▸ Given exercise
Pictures do not belong in your copy. Repeat all the other data exactly.

▸ Data shown
## START

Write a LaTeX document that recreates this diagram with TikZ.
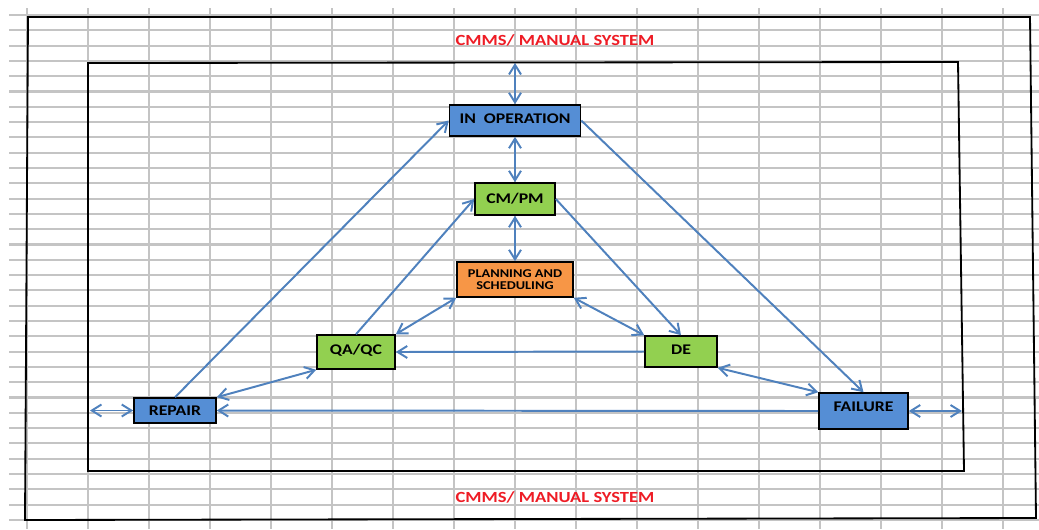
\documentclass[tikz,border=0pt]{standalone}
\usepackage{fontspec}
\setmainfont{Carlito}[FakeStretch=1.2]
\usepackage{tikz}
\usetikzlibrary{arrows.meta,positioning,calc}
\tikzset{every node/.append style={align=center}}
\definecolor{gridgray}{HTML}{C4C4C4}
\definecolor{boxblue}{HTML}{558ED5}
\definecolor{boxgreen}{HTML}{92D050}
\definecolor{boxorange}{HTML}{F79646}
\definecolor{linkblue}{HTML}{4F81BD}
\definecolor{titlered}{HTML}{EE1C25}

\begin{document}
\begin{tikzpicture}[x=0.025cm,y=-0.025cm, every node/.style={font=\bfseries\fontsize{10.5}{12}\selectfont,align=center},
  >={Straight Barb[length=2.4mm,width=3mm]},
  stage/.style={draw=black,line width=1.1pt,inner sep=0pt},
  link/.style={->,draw=linkblue,line width=1.4pt},
  dlink/.style={<->,draw=linkblue,line width=1.4pt},
  title/.style={text=titlered,font=\bfseries\fontsize{11}{13}\selectfont}]
  \useasboundingbox (0,0) rectangle (1039,529);
  % sheet grid
  \foreach \y in {15,30.3,...,522}
    \draw[gridgray, line width=1.5pt] (9,\y) -- (1039,\y);
  \foreach \x in {27,88,...,1003}
    \draw[gridgray, line width=1.3pt] (\x,8) -- (\x,529);
  % frames
  \draw[line width=1.3pt] (28,17) -- (1030,17) -- (1036,518) -- (25,520) -- cycle;
  \draw[line width=1.3pt] (88,63) -- (958,62) -- (964,471) -- (88,471) -- cycle;
  \node[title] (systop) at (555,40) {CMMS/ MANUAL SYSTEM};
  \node[title] (sysbot) at (555,497) {CMMS/ MANUAL SYSTEM};

  \node[stage, fill=boxblue, minimum width=3.275cm, minimum height=0.775cm] (inop) at (515,120.5) {\raisebox{1.5pt}[\height][\depth]{IN\ \ OPERATION}};
  \node[stage, fill=boxgreen, minimum width=2cm, minimum height=0.8cm] (cmpm) at (515,199) {CM/PM};
  \node[stage, fill=boxorange, minimum width=2.9cm, minimum height=0.875cm, font=\bfseries\fontsize{8.5}{8.7}\selectfont] (plan) at (515,279.5) {PLANNING AND\\SCHEDULING};
  \node[stage, fill=boxgreen, minimum width=1.95cm, minimum height=0.85cm] (qaqc) at (356,352) {\raisebox{1.5pt}[\height][\depth]{QA/QC}};
  \node[stage, fill=boxgreen, minimum width=1.8cm, minimum height=0.775cm] (de) at (681,351.5) {\raisebox{1.5pt}[\height][\depth]{DE}};
  \node[stage, fill=boxblue, minimum width=2.05cm, minimum height=0.625cm] (repair) at (175,410.5) {REPAIR};
  \node[stage, fill=boxblue, minimum width=2.225cm, minimum height=0.9cm] (failure) at (863.5,411) {\raisebox{3pt}[\height][\depth]{FAILURE}};

  \coordinate (topin) at (515,63);
  \coordinate (leftend) at (90,410.5);
  \coordinate (rightend) at (962,411);

  \draw[dlink] (topin) -- (inop.north);
  \draw[dlink] (inop.south) -- (cmpm.north);
  \draw[dlink] (cmpm.south) -- (plan.north);
  \draw[link] (repair.north) -- (inop.west);
  \draw[link] (inop.east) -- (failure.north);
  \draw[link] (qaqc.north) -- (cmpm.west);
  \draw[link] (cmpm.east) -- (de.north);
  \draw[dlink] (plan.south west) -- (qaqc.north east);
  \draw[dlink] (plan.south east) -- (de.north west);
  \draw[link] (de.west) -- (qaqc.east);
  \draw[dlink] (repair.north east) -- (qaqc.south west);
  \draw[dlink] (de.south east) -- (failure.north west);
  \draw[link] (failure.west) -- (repair.east);
  \draw[dlink] (leftend) -- (repair.west);
  \draw[dlink] (failure.east) -- (rightend);
\end{tikzpicture}
\end{document}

## END

▸ Task answer
Write a LaTeX document that recreates this diagram with TikZ.
\documentclass[tikz,border=0pt]{standalone}
\usepackage{fontspec}
\setmainfont{Carlito}[FakeStretch=1.2]
\usepackage{tikz}
\usetikzlibrary{arrows.meta,positioning,calc}
\tikzset{every node/.append style={align=center}}
\definecolor{gridgray}{HTML}{C4C4C4}
\definecolor{boxblue}{HTML}{558ED5}
\definecolor{boxgreen}{HTML}{92D050}
\definecolor{boxorange}{HTML}{F79646}
\definecolor{linkblue}{HTML}{4F81BD}
\definecolor{titlered}{HTML}{EE1C25}

\begin{document}
\begin{tikzpicture}[x=0.025cm,y=-0.025cm, every node/.style={font=\bfseries\fontsize{10.5}{12}\selectfont,align=center},
  >={Straight Barb[length=2.4mm,width=3mm]},
  stage/.style={draw=black,line width=1.1pt,inner sep=0pt},
  link/.style={->,draw=linkblue,line width=1.4pt},
  dlink/.style={<->,draw=linkblue,line width=1.4pt},
  title/.style={text=titlered,font=\bfseries\fontsize{11}{13}\selectfont}]
  \useasboundingbox (0,0) rectangle (1039,529);
  % sheet grid
  \foreach \y in {15,30.3,...,522}
    \draw[gridgray, line width=1.5pt] (9,\y) -- (1039,\y);
  \foreach \x in {27,88,...,1003}
    \draw[gridgray, line width=1.3pt] (\x,8) -- (\x,529);
  % frames
  \draw[line width=1.3pt] (28,17) -- (1030,17) -- (1036,518) -- (25,520) -- cycle;
  \draw[line width=1.3pt] (88,63) -- (958,62) -- (964,471) -- (88,471) -- cycle;
  \node[title] (systop) at (555,40) {CMMS/ MANUAL SYSTEM};
  \node[title] (sysbot) at (555,497) {CMMS/ MANUAL SYSTEM};

  \node[stage, fill=boxblue, minimum width=3.275cm, minimum height=0.775cm] (inop) at (515,120.5) {\raisebox{1.5pt}[\height][\depth]{IN\ \ OPERATION}};
  \node[stage, fill=boxgreen, minimum width=2cm, minimum height=0.8cm] (cmpm) at (515,199) {CM/PM};
  \node[stage, fill=boxorange, minimum width=2.9cm, minimum height=0.875cm, font=\bfseries\fontsize{8.5}{8.7}\selectfont] (plan) at (515,279.5) {PLANNING AND\\SCHEDULING};
  \node[stage, fill=boxgreen, minimum width=1.95cm, minimum height=0.85cm] (qaqc) at (356,352) {\raisebox{1.5pt}[\height][\depth]{QA/QC}};
  \node[stage, fill=boxgreen, minimum width=1.8cm, minimum height=0.775cm] (de) at (681,351.5) {\raisebox{1.5pt}[\height][\depth]{DE}};
  \node[stage, fill=boxblue, minimum width=2.05cm, minimum height=0.625cm] (repair) at (175,410.5) {REPAIR};
  \node[stage, fill=boxblue, minimum width=2.225cm, minimum height=0.9cm] (failure) at (863.5,411) {\raisebox{3pt}[\height][\depth]{FAILURE}};

  \coordinate (topin) at (515,63);
  \coordinate (leftend) at (90,410.5);
  \coordinate (rightend) at (962,411);

  \draw[dlink] (topin) -- (inop.north);
  \draw[dlink] (inop.south) -- (cmpm.north);
  \draw[dlink] (cmpm.south) -- (plan.north);
  \draw[link] (repair.north) -- (inop.west);
  \draw[link] (inop.east) -- (failure.north);
  \draw[link] (qaqc.north) -- (cmpm.west);
  \draw[link] (cmpm.east) -- (de.north);
  \draw[dlink] (plan.south west) -- (qaqc.north east);
  \draw[dlink] (plan.south east) -- (de.north west);
  \draw[link] (de.west) -- (qaqc.east);
  \draw[dlink] (repair.north east) -- (qaqc.south west);
  \draw[dlink] (de.south east) -- (failure.north west);
  \draw[link] (failure.west) -- (repair.east);
  \draw[dlink] (leftend) -- (repair.west);
  \draw[dlink] (failure.east) -- (rightend);
\end{tikzpicture}
\end{document}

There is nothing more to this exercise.